_Your instructions_
All pictures are to be skipped; retype only the lines from the top of the entries through the line with "plt.rcParams['font.family'] = ['Liberation", both included.

_Material provided_
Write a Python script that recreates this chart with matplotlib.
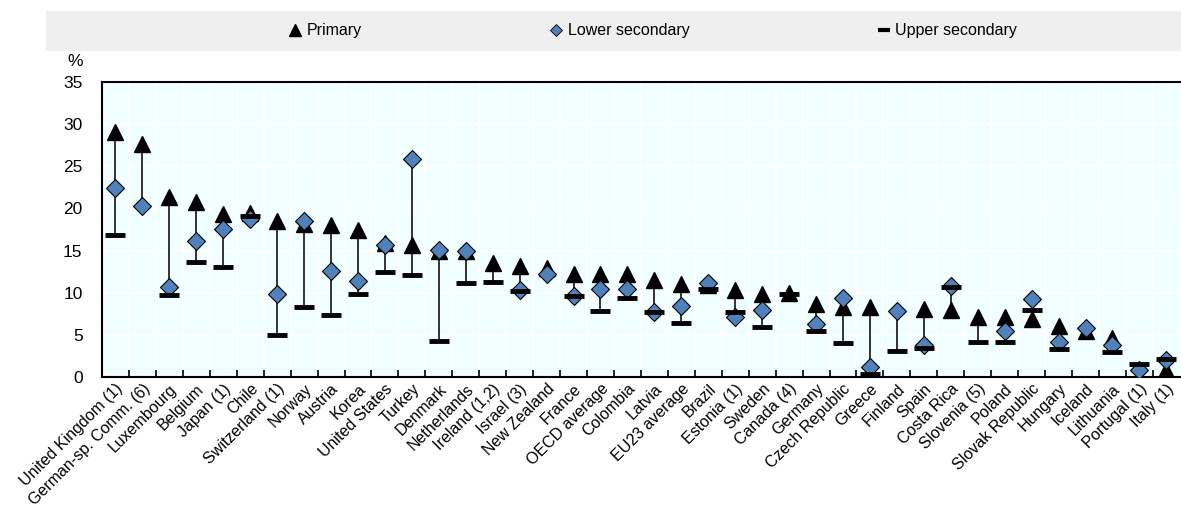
import numpy as np
import matplotlib
matplotlib.use("Agg")
import matplotlib.pyplot as plt
from matplotlib.lines import Line2D
from matplotlib.patches import Rectangle

plt.rcParams['font.family'] = ['Liberation Sans', 'DejaVu Sans']

countries = ["United Kingdom (1)", "German-sp. Comm. (6)", "Luxembourg", "Belgium", "Japan (1)",
             "Chile", "Switzerland (1)", "Norway", "Austria", "Korea", "United States", "Turkey",
             "Denmark", "Netherlands", "Ireland (1,2)", "Israel (3)", "New Zealand", "France",
             "OECD average", "Colombia", "Latvia", "EU23 average", "Brazil", "Estonia (1)",
             "Sweden", "Canada (4)", "Germany", "Czech Republic", "Greece", "Finland", "Spain",
             "Costa Rica", "Slovenia (5)", "Poland", "Slovak Republic", "Hungary", "Iceland",
             "Lithuania", "Portugal (1)", "Italy (1)"]

nan = np.nan
primary = [29.1, 27.7, 21.4, 20.8, 19.3, 19.4, 18.5, 18.2, 18.0, 17.4, 15.9, 15.7,
           15.0, 14.9, 13.5, 13.2, 12.9, 12.2, 12.2, 12.2, 11.5, 11.0, 10.9, 10.3,
           9.9, 10.0, 8.7, 8.3, 8.3, nan, 8.1, 7.9, 7.1, 7.1, 6.9, 6.1, 5.4, 4.6, nan, 0.8]
lower_sec = [22.4, 20.3, 10.7, 16.1, 17.6, 18.7, 9.8, 18.5, 12.6, 11.4, 15.7, 25.9,
             15.1, 14.9, nan, 10.3, 12.2, 9.6, 10.4, 10.4, 7.7, 8.4, 11.2, 7.1,
             7.9, nan, 6.3, 9.4, 1.2, 7.8, 3.8, 10.8, nan, 5.5, 9.2, 4.1, 5.8, 3.8, 0.8, 2.0]
upper_sec = [16.9, nan, 9.7, 13.6, 13.0, 19.1, 5.0, 8.3, 7.4, 9.8, 12.4, 12.1,
             4.3, 11.1, 11.3, 10.2, nan, 9.6, 7.8, 9.4, 7.7, 6.4, 10.4, 7.7,
             5.9, 9.9, 5.5, 4.0, 0.3, 3.1, 3.4, 10.7, 4.1, 4.1, 8.0, 3.3, nan, 3.0, 1.6, 2.1]

x = np.arange(len(countries))
p = np.array(primary)
l = np.array(lower_sec)
u = np.array(upper_sec)
stack = np.vstack([p, l, u])
lo = np.nanmin(stack, axis=0)
hi = np.nanmax(stack, axis=0)

fig = plt.figure(figsize=(11.81, 5.09), dpi=100)
ax = fig.add_axes([102 / 1181, (509 - 377) / 509, 1 - 102 / 1181 - 0.001, 295 / 509])
ax.set_facecolor('#F2FFFF')

ax.vlines(x, lo, hi, color='#333333', lw=1.4, zorder=2)
ax.plot(x, p, ls='none', marker='^', ms=11, color='black', zorder=3)
ax.plot(x, l, ls='none', marker='D', ms=9, mfc='#4F81BD', mec='black', mew=0.8, zorder=4)
ax.plot(x, u, ls='none', marker='_', ms=14.5, mew=3.5, color='black', zorder=5)

ax.set_xlim(-0.5, len(countries) - 0.5)
ax.set_ylim(0, 35)
ax.set_yticks(np.arange(0, 36, 5))
ax.set_xticks(x - 0.5, minor=False)
ax.set_xticklabels([])
ax.set_xticks(x, minor=True)
ax.set_xticklabels(countries, minor=True, rotation=45, ha='right', va='top',
                   rotation_mode='anchor', fontsize=11.5)
ax.tick_params(axis='x', which='minor', length=0, pad=3)
ax.tick_params(axis='x', which='major', direction='in', length=5, width=1.2)
ax.tick_params(axis='y', length=0, labelsize=12.5, pad=14)
ax.grid(True, which='major', color='white', lw=1.2)
ax.set_axisbelow(True)
for s in ['left', 'bottom', 'top']:
    ax.spines[s].set_linewidth(1.5)
ax.spines['right'].set_visible(False)

fig.text(75 / 1181, 1 - 62 / 509, '%', fontsize=12.5, ha='center', va='center')

# legend
fig.patches.append(Rectangle((46 / 1181, 1 - 51 / 509), 1 - 46 / 1181, 40 / 509,
                             transform=fig.transFigure, facecolor='#EFEFEF',
                             edgecolor='none', zorder=0))
handles = [Line2D([], [], ls='none', marker='^', ms=8, color='black'),
           Line2D([], [], ls='none', marker='D', ms=6.5, mfc='#4F81BD', mec='black', mew=0.6),
           Line2D([], [], ls='none', marker='_', ms=9, mew=3, color='black')]
fig.legend(handles, ['Primary', 'Lower secondary', 'Upper secondary'], ncol=3,
           loc='center', bbox_to_anchor=(0.553, 1 - 31 / 509), frameon=False,
           fontsize=11.5, handlelength=0.8, handletextpad=0.3, columnspacing=11.8)

fig.savefig('out.png', dpi=100)
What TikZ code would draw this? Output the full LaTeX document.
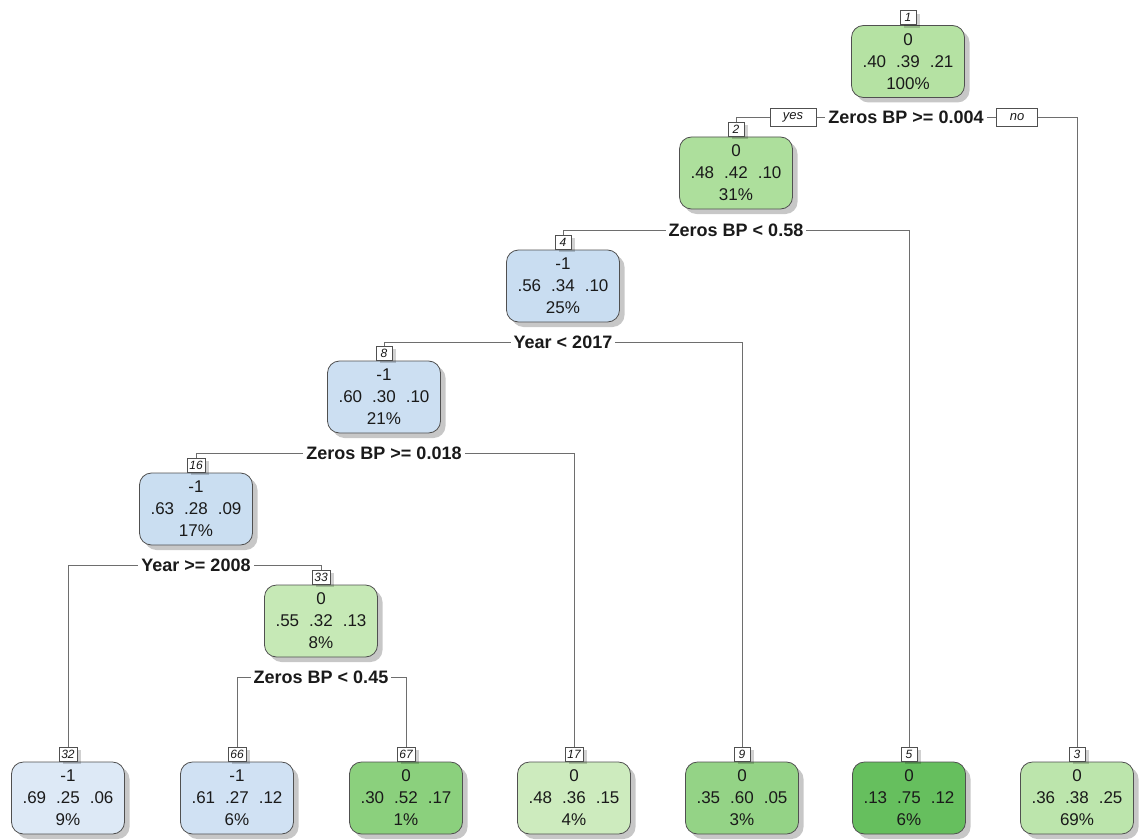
\documentclass[tikz,border=0pt]{standalone}
\usepackage{fontspec}
\setmainfont{Liberation Sans}
\usetikzlibrary{shadows}
\definecolor{g1}{HTML}{B5E2A3}
\definecolor{g2}{HTML}{ADDF9C}
\definecolor{g33}{HTML}{C6E9B6}
\definecolor{g17}{HTML}{CDEBBE}
\definecolor{g67}{HTML}{8BD07D}
\definecolor{g9}{HTML}{94D386}
\definecolor{g5}{HTML}{66BF5E}
\definecolor{g3}{HTML}{BCE5AC}
\definecolor{b4}{HTML}{C9DDF1}
\definecolor{b8}{HTML}{CCDFF2}
\definecolor{b16}{HTML}{CADEF1}
\definecolor{b32}{HTML}{DDE9F6}
\definecolor{b66}{HTML}{D0E1F3}
\definecolor{edgecol}{HTML}{6E6E6E}
\definecolor{bordercol}{HTML}{505050}
\definecolor{txt}{HTML}{1A1A1A}
\pgfdeclarelayer{bg}
\pgfsetlayers{bg,main}
\newcommand{\gp}{\hspace{10pt}}
\tikzset{
  nbox/.style={draw=bordercol, line width=0.8pt, rounded corners=12pt,
    minimum width=113pt, minimum height=72pt, inner sep=0pt, align=center,
    text=txt, font=\fontsize{17}{22}\selectfont,
    drop shadow={shadow xshift=5pt, shadow yshift=-5pt, fill=black, opacity=0.22}},
  lbl/.style={draw=bordercol, line width=0.6pt, fill=white, minimum width=16pt,
    minimum height=14pt, inner xsep=2.5pt, inner ysep=1pt, anchor=south,
    font=\fontsize{12}{12}\itshape\selectfont, text=txt,
    drop shadow={shadow xshift=4pt, shadow yshift=-3pt, fill=black, opacity=0.18}},
  split/.style={fill=white, inner xsep=3pt, inner ysep=1pt,
    font=\fontsize{18}{18}\bfseries\selectfont, text=txt},
  yn/.style={draw=bordercol, line width=0.6pt, fill=white, inner xsep=13pt,
    minimum height=18pt, inner ysep=1pt, font=\fontsize{13}{13}\itshape\selectfont, text=txt},
  edge/.style={draw=edgecol, line width=0.8pt}
}
\begin{document}
\begin{tikzpicture}[x=1pt,y=-1pt]
\useasboundingbox (0,0) rectangle (1148,840);
% internal nodes
\node[nbox, fill=g1] (n1) at (908,61.5) {0\\.40\gp.39\gp.21\\100\%};
\node[lbl] (l1) at (n1.north) {1};
\node[nbox, fill=g2] (n2) at (736,173) {0\\.48\gp.42\gp.10\\31\%};
\node[lbl] (l2) at (n2.north) {2};
\node[nbox, fill=b4] (n4) at (563,286) {-1\\.56\gp.34\gp.10\\25\%};
\node[lbl] (l4) at (n4.north) {4};
\node[nbox, fill=b8] (n8) at (384,397) {-1\\.60\gp.30\gp.10\\21\%};
\node[lbl] (l8) at (n8.north) {8};
\node[nbox, fill=b16] (n16) at (196,509) {-1\\.63\gp.28\gp.09\\17\%};
\node[lbl] (l16) at (n16.north) {16};
\node[nbox, fill=g33] (n33) at (321,621) {0\\.55\gp.32\gp.13\\8\%};
\node[lbl] (l33) at (n33.north) {33};
% leaves
\node[nbox, fill=b32] (n32) at (68,798) {-1\\.69\gp.25\gp.06\\9\%};
\node[lbl] (l32) at (n32.north) {32};
\node[nbox, fill=b66] (n66) at (237,798) {-1\\.61\gp.27\gp.12\\6\%};
\node[lbl] (l66) at (n66.north) {66};
\node[nbox, fill=g67] (n67) at (406,798) {0\\.30\gp.52\gp.17\\1\%};
\node[lbl] (l67) at (n67.north) {67};
\node[nbox, fill=g17] (n17) at (574,798) {0\\.48\gp.36\gp.15\\4\%};
\node[lbl] (l17) at (n17.north) {17};
\node[nbox, fill=g9] (n9) at (742,798) {0\\.35\gp.60\gp.05\\3\%};
\node[lbl] (l9) at (n9.north) {9};
\node[nbox, fill=g5] (n5) at (909,798) {0\\.13\gp.75\gp.12\\6\%};
\node[lbl] (l5) at (n5.north) {5};
\node[nbox, fill=g3] (n3) at (1077,798) {0\\.36\gp.38\gp.25\\69\%};
\node[lbl] (l3) at (n3.north) {3};
% split labels
\node[split] (s1) at (906,117) {Zeros BP >= 0.004};
\node[yn] (yes) at (793,117) {yes};
\node[yn] (no) at (1017,117) {no};
\node[split] (s2) at (736,230) {Zeros BP < 0.58};
\node[split] (s4) at (563,342) {Year < 2017};
\node[split] (s8) at (384,453) {Zeros BP >= 0.018};
\node[split] (s16) at (196,565) {Year >= 2008};
\node[split] (s33) at (321,677) {Zeros BP < 0.45};
% connectors
\begin{pgfonlayer}{bg}
\fill[white] (0,0) rectangle (1148,840);
\draw[edge] (l2.north) -- (l2.north |- s1.center) -- (l3.north |- s1.center) -- (l3.north);
\draw[edge] (l4.north) -- (l4.north |- s2.center) -- (l5.north |- s2.center) -- (l5.north);
\draw[edge] (l8.north) -- (l8.north |- s4.center) -- (l9.north |- s4.center) -- (l9.north);
\draw[edge] (l16.north) -- (l16.north |- s8.center) -- (l17.north |- s8.center) -- (l17.north);
\draw[edge] (l32.north) -- (l32.north |- s16.center) -- (l33.north |- s16.center) -- (l33.north);
\draw[edge] (l66.north) -- (l66.north |- s33.center) -- (l67.north |- s33.center) -- (l67.north);
\end{pgfonlayer}
\end{tikzpicture}
\end{document}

_Reply_
Write a Python script that recreates this chart with matplotlib.
import numpy as np
import matplotlib
matplotlib.use("Agg")
import matplotlib.pyplot as plt
from matplotlib.lines import Line2D
from matplotlib.patches import Rectangle

plt.rcParams['font.family'] = ['Liberation Sans', 'DejaVu Sans']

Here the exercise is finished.